Not only in Philippians is there no trace of this, but neither is there the dwelling upon our privileges and blessings, as in Ephesians 1. What we have is the enjoyed power of the Spirit of God, that lifts a man day by day above the earth, even when he is walking upon it; and this by making Christ everything to the soul, so that the trials are but occasions of deeper enjoyment, let them be ever so many and grave. This is what we specially want as Christians in order to glorify God; and this is what the Holy Ghost urges on us when we have entered into our proper Christian birthright, individually, as in Romans, and our membership of the Church, as in Corinthians, and our blessing in heavenly places in Christ, as in Ephesians.

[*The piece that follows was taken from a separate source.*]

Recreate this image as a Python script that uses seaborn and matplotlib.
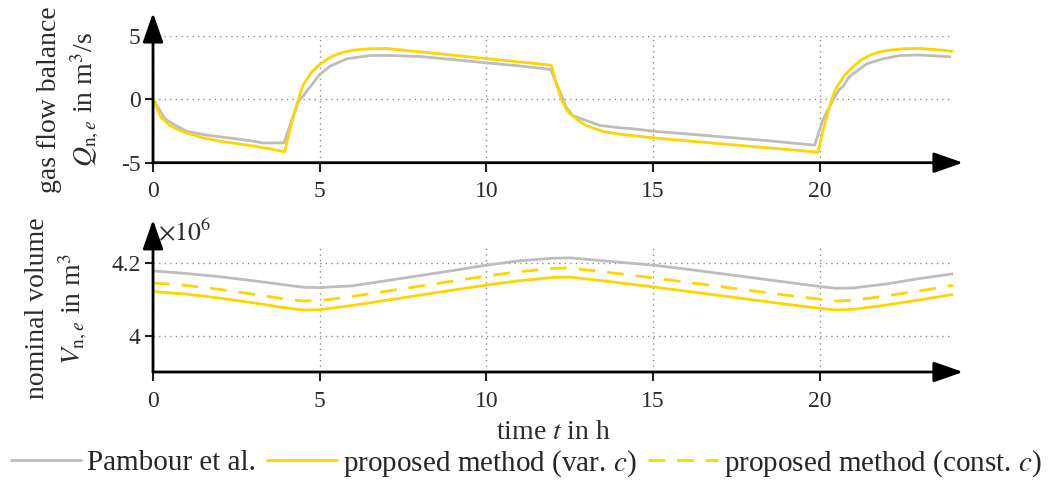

Then comes the question, How am I enjoying and carrying out these wondrous privileges, as a saint of God upon earth? To suppose that this is a hard question, and gendering bondage, would be to impeach the perfect goodness of God, as well as to fall into a snare of the devil. What God desires is that we should be blest yet more than we are. He would thus make us more happy. The epistle to the Philippians is one to fill the heart with joy, if there be an eye for Christ. He thanks his God for them for their "fellowship with the gospel from the first day until now." What going out of heart, and sustained vigour! It is not now "the fellowship of His Son," as in 1 Corinthians, which indeed would be true of a Christian under any circumstances. So if Satan had contrived to turn a saint again to folly and sin, the Holy Ghost could remind him that God is faithful by whom he was called unto the fellowship of His Son. And can He have fellowship with unfruitful works of darkness? This is the reason why we should cry to God that, if He have called any to the fellowship of His Son, He would not allow the enemy to drag them into the dirt, but rouse their conscience to their grievous inconsistency.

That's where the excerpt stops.